I took a look at the latest model runs just now and they are truly extraordinary...they suggest we are locked in an pattern with ridging (high pressure) over the eastern Pacific and west coast, with the east coast locked in cold weather with more "nor'easters" pummeling the coast.

Today a front went thought our area and believe it or not, we won't see any precipitation until Friday at the earliest...and that won't last. Temperatures will reaching into the 50s, and yes, there will be some sun.

Now lets get back to the models. If there are right, we will not have any significant weather for 7-10 days (and yes I know the reliability of the models plummet after 4-5 days). Here are some samples, the upper level (500 mb) maps at 30, 54, and 18o h out in time. Remember these are like topographic maps...they tell you the height of a certain pressure surface (500 mb, mb is a unit of pressure). 500 mb is about half typical surface pressure. Where the pressure surface bulges up with have ridge, and where it dips down we have a trough. The flow at this level is roughly parallel to the height lines, with higher heights to the right.

In these maps you can see ridging in the west and troughing in east. The ridging is associated with mild temperatures over us and the troughing with cold temps to the east.



Now this output is from one model, the National Weather Service Global Forecast System model (the GFS). To get some idea of whether we should believe this, I checked the "gold standard" global model, the ECMWF (run by the European Center for Medium Range Forecasting in Reading). Same thing. Then I checked the U.S. global ensemble forecasting system model which runs a large number of model predictions each starting slightly differently. Same story. Like spaghetti? One form of output from our ensemble runs is a spaghetti diagram in which the heights from each of the ensemble forecasts are plotted on the same chart. Here is it for 144 hr (Saturday at 4 PM). Look at the blue lines...each represents a different forecast...and nearly all show a nice ridge. This is strong hint that the atmosphere wants high pressure over the NE Pacific.

Bottom line: The atmosphere seems to be locked in a very anomalous pattern right now and my profession really can't explain it (and I would not take certain NY Times op-ed pieces about Siberian snow being the cause very seriously).
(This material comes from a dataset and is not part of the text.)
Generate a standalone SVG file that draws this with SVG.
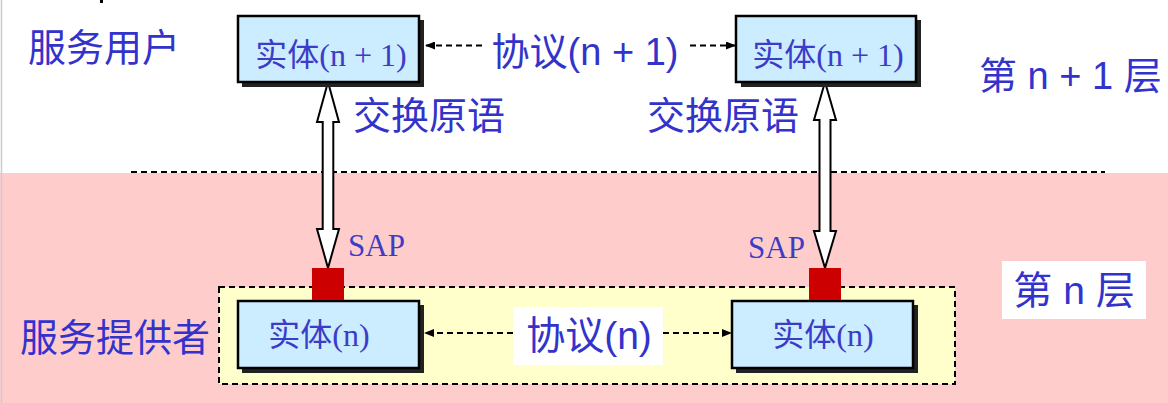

Or other NY time pieces suggesting it is global warming. Whatever is going on seems to be overwhelming the normal La Nina pattern around here and over the rest of the western U.S. Our snowpack is below normal and California is wet....a situation normally associated with El Nino years. My profession has years of productive work ahead to figure all this out.

PS: It was very nice speaking to many of you at Weatherfest, which was a big success--perhaps 3-4 thousand people attended. And also thanks to all of you that have provided donations to my department, either for the fund to support our weather modeling, research, and web pages, or the other that helps our students.